Trading in the digital currency has been extremely volatile. Early in November the currency rose to what was then an all-time high of $900 earlier, only to fall back to $500 in the span of 28 hours. By last Friday, it was trading as high as $1,242.
"Chinese interest could play a huge role in turning bitcoin into the first trillion dollar non-fiat currency," Stan Stalnaker -- founding director of Hub Culture and the Ven, an asset-backed Internet reserve currency -- recently wrote in a CNNMoney opinion piece.
"Ironically, it is the United States, the 'free market' financial heavyweight in the world, that finds itself moving slowly to figure out how to adopt bitcoin," he wrote. "Meanwhile, China is proving to be a leading player in this 21st century currency."

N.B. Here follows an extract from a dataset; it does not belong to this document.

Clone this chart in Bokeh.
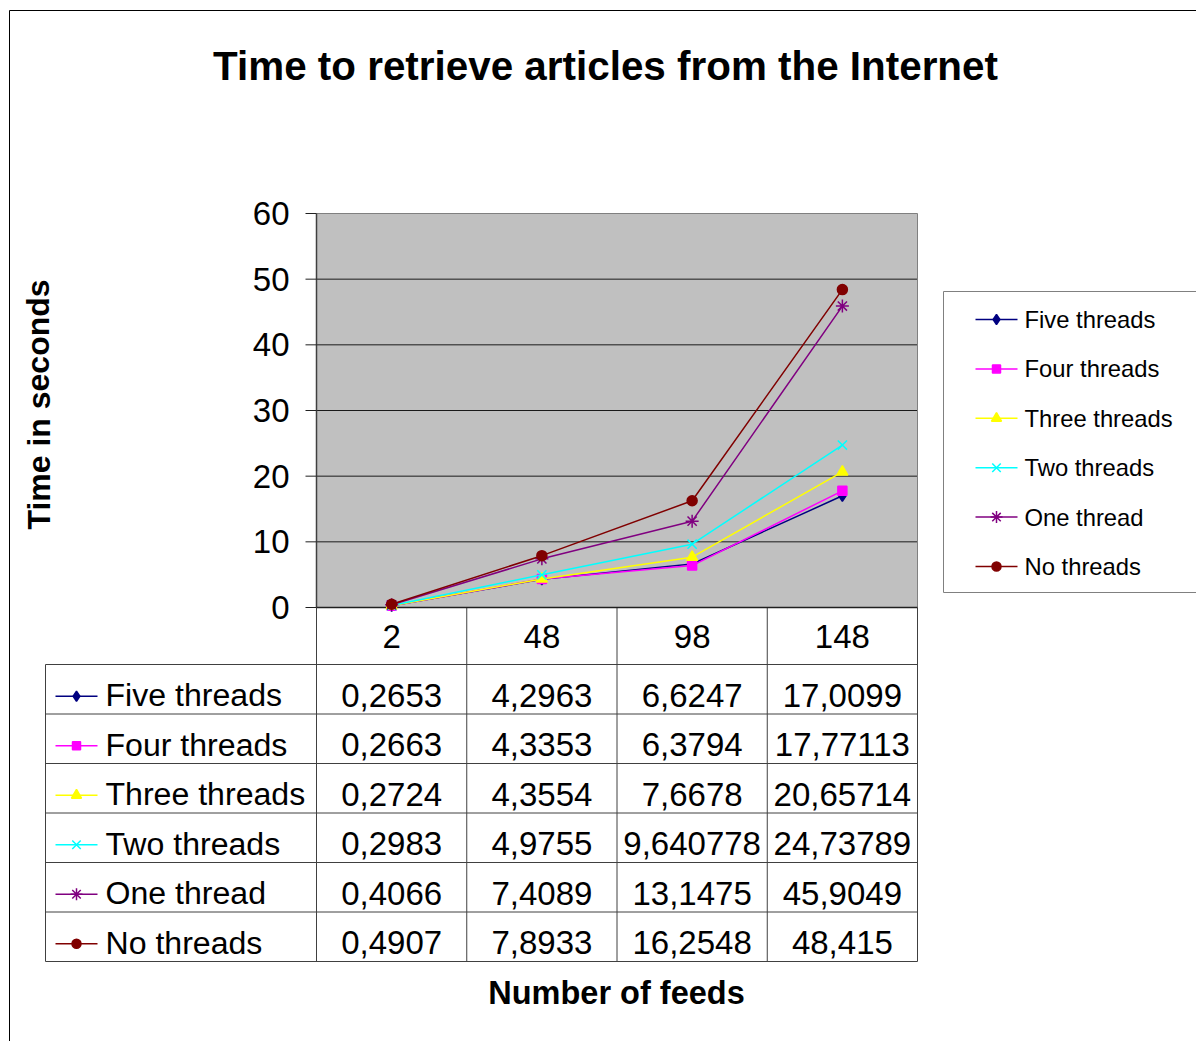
from bokeh.plotting import figure
from bokeh.models import Range1d
from bokeh.core.properties import value
from bokeh.embed import file_html
from bokeh.resources import INLINE

# ---------------- data ----------------
feeds = ["2", "48", "98", "148"]
series_names = ["Five threads", "Four threads", "Three threads",
                "Two threads", "One thread", "No threads"]
five_threads = [0.2653, 4.2963, 6.6247, 17.0099]
four_threads = [0.2663, 4.3353, 6.3794, 17.77113]
three_threads = [0.2724, 4.3554, 7.6678, 20.65714]
two_threads = [0.2983, 4.9755, 9.640778, 24.73789]
one_thread = [0.4066, 7.4089, 13.1475, 45.9049]
no_threads = [0.4907, 7.8933, 16.2548, 48.415]
y_ticks = [0, 10, 20, 30, 40, 50, 60]
title_text = "Time to retrieve articles from the Internet"
y_title = "Time in seconds"
x_title = "Number of feeds"

series_values = [five_threads, four_threads, three_threads,
                 two_threads, one_thread, no_threads]
colors = ["#000080", "#FF00FF", "#FFFF00", "#00FFFF", "#800080", "#800000"]
markers = ["diamond", "square", "triangle", "x", "asterisk", "circle"]
msizes = [11, 9, 11, 13, 13, 10]

# ---------------- layout (pixels) ----------------
W, H = 1196, 1041
L, R, T, B = 316, 917, 213, 607
ncat = len(feeds)
ymax = y_ticks[-1]
cw = (R - L) / ncat
py = (B - T) / ymax
FONT = value("Liberation Sans")

p = figure(width=W, height=H, x_range=Range1d(0, W), y_range=Range1d(H, 0),
           min_border=0, toolbar_location=None, output_backend="svg",
           x_axis_type=None, y_axis_type=None, title=None)
p.outline_line_color = None
p.background_fill_color = "white"
p.border_fill_color = "white"
p.xgrid.visible = False
p.ygrid.visible = False
p.extra_x_ranges = {"cat": Range1d(-0.5 - L / cw, ncat - 0.5 + (W - R) / cw)}
p.extra_y_ranges = {"val": Range1d(-(H - B) / py, ymax + T / py)}

# outer border
p.segment(x0=[9, 9], y0=[10, 10], x1=[9, W + 5], y1=[H + 5, 10],
          line_color="#000000", line_width=1)

# title
p.text(x=[605], y=[65], text=[title_text], text_font=FONT, text_font_size="40.4px",
       text_font_style="bold", text_align="center", text_baseline="middle",
       text_color="black")

# plot area background
p.quad(left=[-0.5], right=[ncat - 0.5], bottom=[0], top=[ymax],
       x_range_name="cat", y_range_name="val", fill_color="#C0C0C0", line_color=None)
# gridlines
gy = y_ticks[1:-1]
p.segment(x0=[-0.5] * len(gy), x1=[ncat - 0.5] * len(gy), y0=gy, y1=gy,
          x_range_name="cat", y_range_name="val", line_color="#1a1a1a", line_width=1)
# top & right border of plot area
p.segment(x0=[-0.5, ncat - 0.5], x1=[ncat - 0.5, ncat - 0.5], y0=[ymax, ymax], y1=[ymax, 0],
          x_range_name="cat", y_range_name="val", line_color="#808080", line_width=1)
# y axis line
p.segment(x0=[-0.5], x1=[-0.5], y0=[0], y1=[ymax],
          x_range_name="cat", y_range_name="val", line_color="#404040", line_width=1.5)
# ticks
p.segment(x0=[L - 11] * len(y_ticks), x1=[L] * len(y_ticks), y0=y_ticks, y1=y_ticks,
          y_range_name="val", line_color="#202020", line_width=1)
p.text(x=[L - 27] * len(y_ticks), y=y_ticks, text=[str(t) for t in y_ticks],
       y_range_name="val", text_font=FONT, text_font_size="33px",
       text_align="right", text_baseline="middle", text_color="black")

# y title
p.text(x=[38], y=[404], text=[y_title], angle=1.5708, text_font=FONT,
       text_font_size="32px", text_font_style="bold", text_align="center",
       text_baseline="middle", text_color="black")

# ---------------- data table ----------------
header_h = 57
row_h = 49.5
row_top = B + header_h
table_bottom = row_top + row_h * len(series_names)
TL = 45
line_col = "#404040"

# vertical lines (category column edges)
edges = [i - 0.5 for i in range(ncat + 1)]
p.segment(x0=edges, x1=edges, y0=[B] * len(edges), y1=[table_bottom] * len(edges),
          x_range_name="cat", line_color=line_col, line_width=1)
p.segment(x0=[TL], x1=[TL], y0=[row_top], y1=[table_bottom], line_color=line_col, line_width=1)
# horizontal lines
p.segment(x0=[-0.5], x1=[ncat - 0.5], y0=[0], y1=[0],
          x_range_name="cat", y_range_name="val", line_color="#202020", line_width=1.5)
hy = [row_top + k * row_h for k in range(len(series_names) + 1)]
p.segment(x0=[TL] * len(hy), x1=[R] * len(hy), y0=hy, y1=hy, line_color=line_col, line_width=1)

# header (categories)
p.text(x=list(range(ncat)), y=[B + header_h / 2] * ncat, text=feeds, x_range_name="cat",
       text_font=FONT, text_font_size="33px", text_align="center", text_baseline="middle",
       text_color="black")

for k, (name, vals, col, mk, ms) in enumerate(zip(series_names, series_values, colors, markers, msizes)):
    rc = row_top + row_h * k + row_h / 2
    labels = [str(v).replace(".", ",") for v in vals]
    p.text(x=list(range(ncat)), y=[rc + 6] * ncat, text=labels, x_range_name="cat",
           text_font=FONT, text_font_size="33px", text_align="center",
           text_baseline="middle", text_color="black")
    p.text(x=[105], y=[rc + 6], text=[name], text_font=FONT, text_font_size="32.1px",
           text_align="left", text_baseline="middle", text_color="black")
    p.segment(x0=[55], x1=[97], y0=[rc + 7], y1=[rc + 7], line_color=col, line_width=1.5)
    p.scatter(x=[76], y=[rc + 7], marker=mk, size=ms - 1, fill_color=col, line_color=col,
              line_width=1.5)

# x title
p.text(x=[616], y=[992], text=[x_title], text_font=FONT, text_font_size="32.5px",
       text_font_style="bold", text_align="center", text_baseline="middle", text_color="black")

# ---------------- series lines ----------------
xs = list(range(ncat))
for name, vals, col, mk, ms in zip(series_names, series_values, colors, markers, msizes):
    p.line(x=xs, y=vals, x_range_name="cat", y_range_name="val", line_color=col, line_width=1.5)
    p.scatter(x=xs, y=vals, x_range_name="cat", y_range_name="val", marker=mk, size=ms,
              fill_color=col, line_color=col, line_width=1.5)

# ---------------- legend ----------------
p.quad(left=[943], right=[W + 10], top=[291], bottom=[592], fill_color="white",
       line_color="#808080", line_width=1)
for k, (name, col, mk, ms) in enumerate(zip(series_names, colors, markers, msizes)):
    ly = 319 + k * 49.4
    p.segment(x0=[975], x1=[1017], y0=[ly], y1=[ly], line_color=col, line_width=1.5)
    p.scatter(x=[996], y=[ly], marker=mk, size=ms - 1, fill_color=col, line_color=col,
              line_width=1.5)
    p.text(x=[1024], y=[ly], text=[name], text_font=FONT, text_font_size="23.8px",
           text_align="left", text_baseline="middle", text_color="black")

open("out.html", "w").write(file_html(p, INLINE))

However, digital currencies are not officially recognized as legitimate in China. In 2009, the government restricted the use of QQ coin, a popular virtual currency created by tech tycoon Tencent, to only virtual products.
Now Bitcoin faces a similar move.
China's central bank warned late on Thursday that Bitcoin carries substantial risks and issued new rules to prohibit financial institutions from dealing in the digital currency.
Under the new regulation, financial institutions in China are banned from trading, underwriting or offering insurance in bitcoin. In addition, websites in China that provide trading services are required to report investors' identities to regulators and take steps to prohibit money laundering.
Following the central bank's announcement, the bitcoin price on the Chinese market shrunk by more than 20% and is still in decline.
While the central bank did not outlaw or prohibit individuals from owning bitcoin, the guidelines specify that it is not to be considered a currency.
With his past gains, Liu is happy to besitting out the current bitcoin boom and bust.
"The ongoing trend is nothing more than a hype to attract geeks," he said. "It's still very hard to spend. And I'm not investing more in bitcoin until I can use it to buy things from Taobao and Amazon."
"These are speculators that don't have faith in Bitcoin's value. They'll bailout from the market immediately after they suffer a deficit," he added.